Because Gauff is not yet seasoned enough to have learned how to self-correct, her second serve will stay a mystery — perhaps like it has for Maria Sharapova who never conquered the double-fault demons. Do you have the double-fault demons? Is there a shot in your game that you and your opponents know is your weakness? All players play on instinct. From the very first ball we hit to the last ball in every rally — whether you know it or not — you are picking up multiple messages as you track the ball. The best instinctive player is the one who never thinks; he or she just reacts. Everything flows for these players and opponents has no way of stopping perfection.
For me, my overheads and backhand passing shots always were automatic, even under the most pressured situations. However, most of my game was not. My second serve was an area of my game that I had to constantly monitor and work on. I was fortunate to absolutely love serving practice. Setting up the three targets of “T,” “body,” and wide serves in both boxes was one of the most enjoyable parts of my training.
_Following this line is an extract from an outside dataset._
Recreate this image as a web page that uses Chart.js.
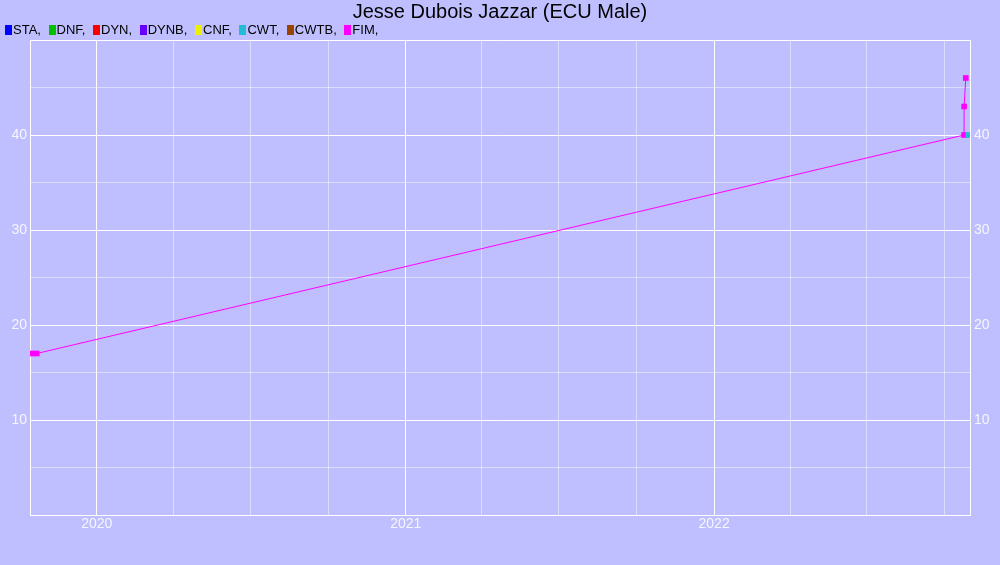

I grew up in a football culture, so a consistent routine of punting, passing, and kicking 100 footballs each during practice taught me deliberate training discipline that spilled over to my serving training when I developed both my left- and right-handed serves.
Most of my football skills training was done on my own or with my brother, Murphy. Our parents still were coaching their varsity teams after school, so Murphy and I would practice our football skills at those times. Based on accuracy and distance, it took us a little over an hour to get all 600 punts, passes, and kicks completed. That same approach helped me in self-correcting service training. I was building tools for a tough, unbreakable serve. I still use so many of those developed skills in my serving today.
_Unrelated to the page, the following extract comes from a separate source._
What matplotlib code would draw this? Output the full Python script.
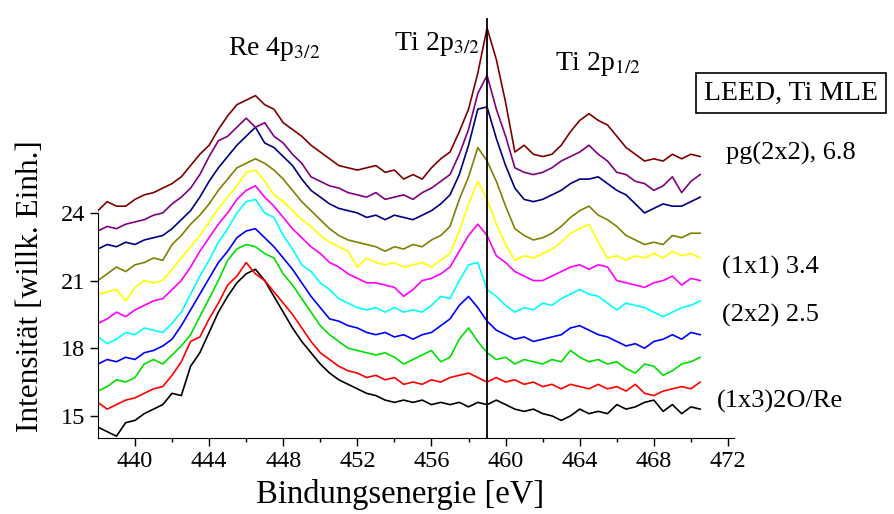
import matplotlib
matplotlib.use('Agg')
import matplotlib.pyplot as plt
import numpy as np

plt.rcParams['font.family'] = ['Liberation Serif', 'DejaVu Serif']
plt.rcParams['mathtext.fontset'] = 'stix'

energy = np.arange(438.0, 470.75, 0.5)

# spectra from bottom to top
black = [14.5, 14.3, 14.1, 14.7, 14.8, 15.1, 15.3, 15.5, 16.0, 15.9,
         17.2, 17.8, 18.7, 19.6, 20.3, 20.9, 21.3, 21.5, 21.0, 20.3,
         19.6, 18.9, 18.3, 17.8, 17.3, 16.9, 16.6, 16.4, 16.2, 16.0,
         15.9, 15.7, 15.6, 15.7, 15.6, 15.7, 15.5, 15.6, 15.5, 15.6,
         15.4, 15.6, 15.5, 15.7, 15.5, 15.3, 15.2, 15.3, 15.1, 15.0,
         14.8, 15.0, 15.3, 15.1, 15.2, 15.1, 15.5, 15.3, 15.4, 15.6,
         15.7, 15.2, 15.5, 15.1, 15.4, 15.3]
red = [15.6, 15.3, 15.5, 15.7, 15.8, 16.0, 16.2, 16.3, 16.8, 17.4,
       18.3, 18.5, 19.3, 20.0, 20.8, 21.2, 21.8, 21.3, 21.0, 20.5,
       20.0, 19.5, 18.9, 18.3, 17.8, 17.5, 17.2, 17.0, 16.9, 16.7,
       16.8, 16.6, 16.7, 16.4, 16.5, 16.4, 16.6, 16.5, 16.7, 16.8,
       16.9, 16.7, 16.5, 16.7, 16.5, 16.6, 16.4, 16.5, 16.3, 16.4,
       16.2, 16.4, 16.3, 16.2, 16.4, 16.2, 16.3, 16.1, 16.4, 16.0,
       15.9, 16.1, 16.2, 16.3, 16.2, 16.5]
green = [16.1, 16.3, 16.6, 16.5, 16.7, 17.3, 17.5, 17.3, 17.7, 18.1,
         18.6, 19.4, 20.2, 21.0, 21.9, 22.4, 22.6, 22.5, 22.2, 22.0,
         21.3, 20.8, 20.2, 19.6, 19.0, 18.6, 18.3, 18.0, 17.9, 17.8,
         17.7, 17.8, 17.6, 17.3, 17.5, 17.7, 17.9, 17.4, 17.6, 18.4,
         18.9, 18.3, 17.8, 17.5, 17.6, 17.3, 17.5, 17.4, 17.3, 17.5,
         17.4, 17.9, 17.6, 17.4, 17.5, 17.3, 17.4, 17.1, 16.9, 17.3,
         17.2, 16.8, 17.0, 17.3, 17.4, 17.6]
blue = [17.3, 17.5, 17.4, 17.6, 17.5, 17.8, 17.9, 18.1, 18.4, 19.0,
        19.7, 20.4, 21.1, 21.8, 22.3, 22.9, 23.2, 23.3, 22.9, 22.5,
        22.0, 21.5, 20.9, 20.3, 19.8, 19.3, 19.2, 19.0, 18.9, 18.7,
        18.6, 18.7, 18.5, 18.6, 18.4, 18.6, 18.7, 19.0, 19.3, 19.9,
        20.3, 19.8, 19.2, 18.8, 18.6, 18.4, 18.5, 18.3, 18.4, 18.5,
        18.6, 18.9, 19.0, 18.8, 18.6, 18.5, 18.3, 18.1, 18.2, 18.0,
        18.3, 18.4, 18.6, 18.4, 18.7, 18.6]
cyan = [18.5, 18.2, 18.4, 18.7, 18.6, 18.9, 18.8, 18.7, 19.1, 19.6,
        20.4, 21.2, 21.9, 22.7, 23.3, 24.0, 24.5, 24.6, 24.0, 23.8,
        23.0, 22.4, 21.7, 21.4, 20.9, 20.6, 20.2, 20.0, 19.8, 19.7,
        19.8, 19.6, 19.8, 19.6, 19.7, 19.6, 19.9, 20.3, 20.2, 21.0,
        21.7, 21.8, 20.6, 20.3, 19.9, 19.6, 19.8, 19.7, 20.0, 19.9,
        20.2, 20.4, 20.6, 20.4, 20.3, 20.0, 19.7, 20.0, 19.9, 19.8,
        19.6, 19.4, 19.6, 19.8, 19.9, 20.1]
magenta = [19.1, 19.3, 19.6, 19.4, 19.7, 19.9, 20.1, 20.2, 20.6, 21.0,
           21.6, 22.3, 22.9, 23.5, 24.0, 24.6, 25.0, 25.2, 24.7, 24.3,
           23.8, 23.3, 22.9, 22.5, 22.2, 21.8, 21.6, 21.3, 21.1, 20.9,
           20.9, 20.8, 20.7, 20.3, 20.6, 21.0, 21.1, 21.3, 21.6, 22.3,
           23.0, 23.5, 23.0, 22.1, 21.8, 21.4, 21.2, 21.0, 21.0, 21.2,
           21.4, 21.6, 21.7, 21.5, 21.7, 21.6, 21.0, 20.9, 20.8, 20.7,
           20.9, 21.0, 21.2, 20.8, 21.1, 21.0]
yellow = [20.4, 20.5, 20.6, 20.1, 20.7, 21.0, 20.9, 21.0, 21.5, 22.0,
          22.5, 23.0, 23.6, 24.2, 24.7, 25.2, 25.8, 25.9, 25.4, 24.8,
          24.5, 24.1, 23.7, 23.4, 23.0, 22.7, 22.5, 22.3, 21.6, 22.0,
          21.8, 21.7, 21.8, 21.6, 21.7, 21.8, 21.6, 21.9, 22.2, 23.2,
          24.4, 25.4, 24.6, 23.5, 22.6, 21.9, 22.1, 22.0, 22.2, 22.4,
          22.7, 23.1, 23.3, 23.5, 22.7, 22.0, 22.1, 21.9, 22.1, 22.0,
          22.2, 22.0, 22.3, 22.1, 22.2, 22.0]
olive = [21.0, 21.3, 21.6, 21.4, 21.7, 21.8, 22.0, 21.9, 22.6, 23.0,
         23.5, 23.9, 24.4, 25.0, 25.5, 26.0, 26.2, 26.4, 26.2, 25.9,
         25.5, 25.0, 24.5, 24.1, 23.7, 23.3, 23.0, 22.8, 22.7, 22.6,
         22.5, 22.3, 22.5, 22.4, 22.6, 22.5, 22.8, 23.0, 23.4, 24.6,
         25.6, 26.9, 26.3, 25.4, 24.3, 23.3, 23.0, 22.8, 22.9, 23.1,
         23.4, 23.8, 24.1, 24.3, 23.9, 23.7, 23.4, 23.0, 22.8, 22.6,
         22.7, 22.6, 23.0, 22.9, 23.1, 23.1]
navy = [22.4, 22.6, 22.5, 22.7, 22.6, 22.8, 22.9, 23.0, 23.3, 23.7,
        24.1, 24.7, 25.4, 26.0, 26.5, 27.0, 27.4, 27.8, 27.1, 26.9,
        26.5, 26.1, 25.5, 25.0, 24.7, 24.4, 24.2, 24.1, 24.0, 23.8,
        23.9, 23.7, 23.9, 23.8, 23.7, 23.9, 24.1, 24.4, 24.8, 25.7,
        27.0, 28.6, 28.7, 27.3, 26.1, 25.1, 24.6, 24.5, 24.6, 24.8,
        25.0, 25.3, 25.5, 25.5, 25.6, 25.3, 25.0, 24.8, 24.4, 24.0,
        24.2, 24.4, 24.3, 24.3, 24.5, 24.7]
purple = [23.2, 23.4, 23.3, 23.5, 23.6, 23.7, 23.9, 24.0, 24.4, 24.7,
          25.1, 25.7, 26.5, 27.2, 27.4, 27.8, 28.2, 27.8, 28.0, 27.4,
          27.1, 26.6, 26.2, 25.6, 25.4, 25.2, 25.1, 24.9, 24.8, 24.7,
          24.9, 24.6, 24.7, 24.8, 24.6, 24.9, 25.1, 25.4, 25.7, 26.6,
          27.7, 29.3, 30.1, 28.6, 27.4, 26.0, 25.8, 25.7, 25.8, 26.0,
          26.3, 26.5, 26.7, 27.0, 26.6, 26.3, 25.8, 25.7, 25.4, 25.3,
          25.0, 25.2, 25.6, 24.9, 25.4, 25.7]
maroon = [24.1, 24.5, 24.3, 24.3, 24.6, 24.8, 24.9, 25.1, 25.3, 25.6,
          26.1, 26.6, 27.0, 27.7, 28.3, 28.8, 29.0, 29.2, 28.8, 28.6,
          28.0, 27.7, 27.4, 27.0, 26.7, 26.4, 26.1, 26.0, 25.9, 26.0,
          26.1, 25.8, 25.9, 25.5, 25.7, 25.5, 26.0, 26.4, 26.7, 27.6,
          28.6, 30.2, 32.2, 30.8, 28.9, 26.7, 27.0, 26.6, 26.5, 26.6,
          27.0, 27.6, 28.1, 28.4, 28.1, 27.9, 27.4, 26.9, 26.6, 26.3,
          26.4, 26.3, 26.6, 26.4, 26.6, 26.5]

spectra = [black, red, green, blue, cyan, magenta, yellow, olive, navy, purple, maroon]
colors = ['#000000', '#ff0000', '#00e000', '#0000ff', '#00ffff', '#ff00ff',
          '#ffff00', '#808000', '#000080', '#800080', '#800000']

x_ticks = [440, 444, 448, 452, 456, 460, 464, 468, 472]
y_ticks = [15, 18, 21, 24]
ti_line = 459.0

fig = plt.figure(figsize=(8.95, 5.14), dpi=100)
ax = fig.add_axes([0.1094, 0.147, 0.7102, 0.824])

for s, c in zip(spectra, colors):
    ax.plot(energy, s, color=c, linewidth=1.2)

ax.axvline(ti_line, ymin=0, ymax=0.99, color='black', linewidth=1.3)

ax.set_xlim(438, 472.3)
ax.set_ylim(14.0, 32.78)
ax.set_xticks(x_ticks)
ax.set_xticks(np.arange(442, 472, 4), minor=True)
ax.set_yticks(y_ticks)
ax.tick_params(axis='both', which='major', direction='out', length=6, width=1,
               labelsize=17.5, pad=3)
ax.tick_params(axis='x', which='minor', direction='out', length=3, width=1)

for side in ('top', 'right'):
    ax.spines[side].set_visible(False)
ax.spines['left'].set_bounds(14.0, 24)
ax.spines['bottom'].set_bounds(438, 472.3)

ax.set_xlabel('Bindungsenergie [eV]', fontsize=23.5)
ax.set_ylabel('Intensität [willk. Einh.]', fontsize=22.5)
ax.xaxis.set_label_coords(0.475, -0.095)
ax.yaxis.set_label_coords(-0.084, 0.36)

ax.text(447.5, 31.25, r'Re 4p$_{\mathrm{3/2}}$', fontsize=20, ha='center', va='center')
ax.text(456.3, 31.5, r'Ti 2p$_{\mathrm{3/2}}$', fontsize=20, ha='center', va='center')
ax.text(465.0, 30.6, r'Ti 2p$_{\mathrm{1/2}}$', fontsize=20, ha='center', va='center')

fig.text(791 / 895, 1 - 93 / 514, 'LEED, Ti MLE', fontsize=20, ha='center', va='center',
         bbox=dict(boxstyle='square,pad=0.28', facecolor='white', edgecolor='black', linewidth=1.2))
fig.text(726 / 895, 1 - 153 / 514, 'pg(2x2), 6.8', fontsize=19, ha='left', va='center')
fig.text(722 / 895, 1 - 267 / 514, '(1x1) 3.4', fontsize=19, ha='left', va='center')
fig.text(722 / 895, 1 - 315 / 514, '(2x2) 2.5', fontsize=19, ha='left', va='center')
fig.text(717 / 895, 1 - 401 / 514, '(1x3)2O/Re', fontsize=19, ha='left', va='center')

fig.savefig('out.png', dpi=100, facecolor='white')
When I see Gauff, I can tell that the tennis world is about to be dominated by a wonder kid, the likes of whom we haven’t seen since Maureen “Little Mo” Connolly (1934-1969). From the young age of 10 to 15, Little Mo won 50 tennis championships. At 18, she was the first woman in tennis to win the calendar grand slam. The similarities between Connolly and Gauff are amazing, but unless Coco learns how to fix that second serve, the double faults will haunt her throughout her career. All of you are stepping into spring tennis and competitive league play. Are you ready? Rest for the pressure that can break you, or make you awesome. I am.